A latex bodysuit "that captivates the eye and refuses to let it go" has taken top honours in the 2025 World of WeareableArt (WOW) awards.
The "off-the-scale" garment won Georgia-based latex fashion designer Dawn Mostow and her partner in life and creativity Ben Gould their first Supreme WOW Award after entering the competition since 2017.
Tsukumogami, which also won the Wearable Technology Award, draws on Mostow's fascination with ancient Japanese mythology and ceramics, especially the cobalt blue-and-white Shonzui porcelain.

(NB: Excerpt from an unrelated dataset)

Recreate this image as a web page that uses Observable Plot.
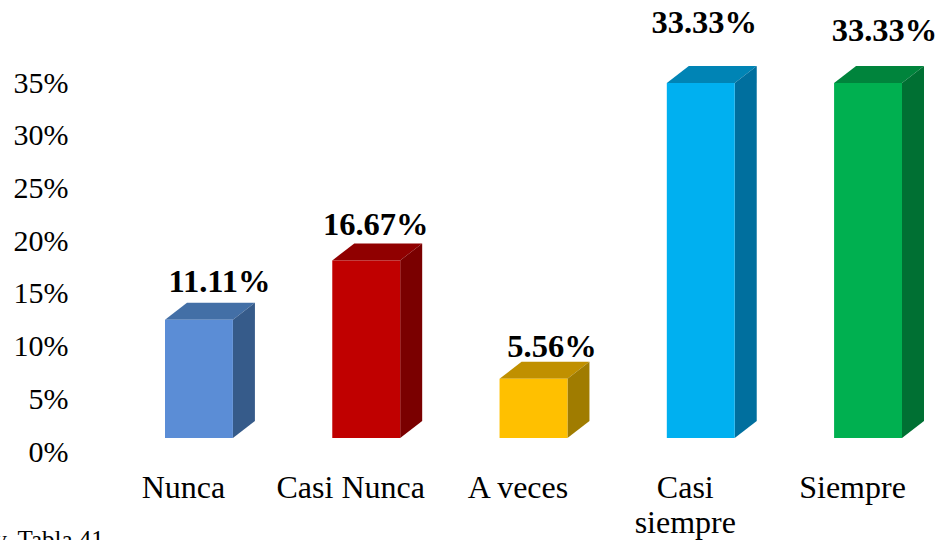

A radically innovative work that pays "exquisite homage" to centuries-old traditions was how the WOW judges - founder Dame Suzie Moncrieff, ceramic sculptor Virginia Leonard and artist Lindah Lepou - described Mostow and Goul's creation.
Wellington designer and 30-time WOW finalist Fifi Colston - who says this is her final year entering the competition - was runner-up for the Supreme WOW Award with Meine Erste Liebe - a garment inspired by the tragic love story of a nineteenth-century German botanical artist and his wife.
Judges said Colston's creation was "a divinely composed ode to love, loss and art".
Worn Landscape, which features a landscape image made by Canterbury designer Cushla O’Connell from over 6,000 up-cycled buttons, won the Wētā Workshop Award for Outstanding Design and placed first in the Aotearoa section.
Ōtaki designer Jan Kerr won The Dame Suzie Moncrieff Award for her garment Beeing Mary Bumby - a celebration of New Zealand’s earliest bee-keeper.
Hawke's Bay designer Anna Hayes-Moeau (Ngati Kahungunu ki te Wairoa) won the inaugural Te Tohu Toi Rākei - a new WOW Competition award recognising and celebrating excellence in Māori art - for Ko au ko Harakeke, Ko Harakeke ko au.
One hundred designers from 17 countries created 85 entries for the annual awards, which are celebrating 20 years in Wellington.
The 2025 WOW Show: RISE runs until 5 October at Wellington’s TSB Arena.